_TO DO_
Please output exactly the lines of the material from the first through the line containing "(0,0) rectangle (1106,817);", and nothing more.

_MATERIAL FOR THIS EXERCISE_
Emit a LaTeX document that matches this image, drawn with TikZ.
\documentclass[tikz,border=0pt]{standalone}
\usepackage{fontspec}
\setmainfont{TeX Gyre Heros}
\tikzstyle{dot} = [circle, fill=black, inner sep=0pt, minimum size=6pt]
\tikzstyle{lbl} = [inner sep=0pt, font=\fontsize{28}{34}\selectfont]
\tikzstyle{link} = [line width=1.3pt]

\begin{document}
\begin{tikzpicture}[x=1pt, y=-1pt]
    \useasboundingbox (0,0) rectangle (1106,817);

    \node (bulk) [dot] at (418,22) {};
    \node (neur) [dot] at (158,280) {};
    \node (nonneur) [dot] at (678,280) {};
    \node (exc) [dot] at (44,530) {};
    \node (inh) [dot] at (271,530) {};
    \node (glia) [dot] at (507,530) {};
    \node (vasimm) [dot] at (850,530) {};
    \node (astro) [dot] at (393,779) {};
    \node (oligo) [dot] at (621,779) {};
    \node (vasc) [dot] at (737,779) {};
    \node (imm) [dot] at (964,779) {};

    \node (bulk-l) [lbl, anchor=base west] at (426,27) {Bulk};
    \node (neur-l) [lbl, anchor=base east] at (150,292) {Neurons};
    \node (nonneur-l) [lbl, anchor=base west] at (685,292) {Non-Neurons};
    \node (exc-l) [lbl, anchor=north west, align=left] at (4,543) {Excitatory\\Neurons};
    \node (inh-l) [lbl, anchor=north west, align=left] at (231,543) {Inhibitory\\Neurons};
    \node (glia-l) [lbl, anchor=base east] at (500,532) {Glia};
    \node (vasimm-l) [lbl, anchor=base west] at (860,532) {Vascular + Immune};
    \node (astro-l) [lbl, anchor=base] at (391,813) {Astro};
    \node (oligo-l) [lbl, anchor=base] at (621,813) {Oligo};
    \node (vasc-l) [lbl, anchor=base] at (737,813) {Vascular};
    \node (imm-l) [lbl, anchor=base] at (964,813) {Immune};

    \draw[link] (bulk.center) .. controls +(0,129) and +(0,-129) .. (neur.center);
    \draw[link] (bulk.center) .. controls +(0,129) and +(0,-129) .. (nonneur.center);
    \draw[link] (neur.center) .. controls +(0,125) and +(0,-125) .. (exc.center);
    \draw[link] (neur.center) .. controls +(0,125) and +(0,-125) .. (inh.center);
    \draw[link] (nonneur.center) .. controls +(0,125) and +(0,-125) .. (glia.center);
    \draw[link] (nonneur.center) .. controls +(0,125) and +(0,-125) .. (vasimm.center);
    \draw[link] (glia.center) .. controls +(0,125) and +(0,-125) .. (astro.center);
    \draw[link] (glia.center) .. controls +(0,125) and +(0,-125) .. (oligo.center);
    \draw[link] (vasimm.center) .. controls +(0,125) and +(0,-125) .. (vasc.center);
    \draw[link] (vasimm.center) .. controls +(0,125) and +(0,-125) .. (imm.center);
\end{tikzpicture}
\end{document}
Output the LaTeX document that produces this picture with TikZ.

_EXERCISE ANSWER_
Emit a LaTeX document that matches this image, drawn with TikZ.
\documentclass[tikz,border=0pt]{standalone}
\usepackage{fontspec}
\setmainfont{TeX Gyre Heros}
\tikzstyle{dot} = [circle, fill=black, inner sep=0pt, minimum size=6pt]
\tikzstyle{lbl} = [inner sep=0pt, font=\fontsize{28}{34}\selectfont]
\tikzstyle{link} = [line width=1.3pt]

\begin{document}
\begin{tikzpicture}[x=1pt, y=-1pt]
    \useasboundingbox (0,0) rectangle (1106,817);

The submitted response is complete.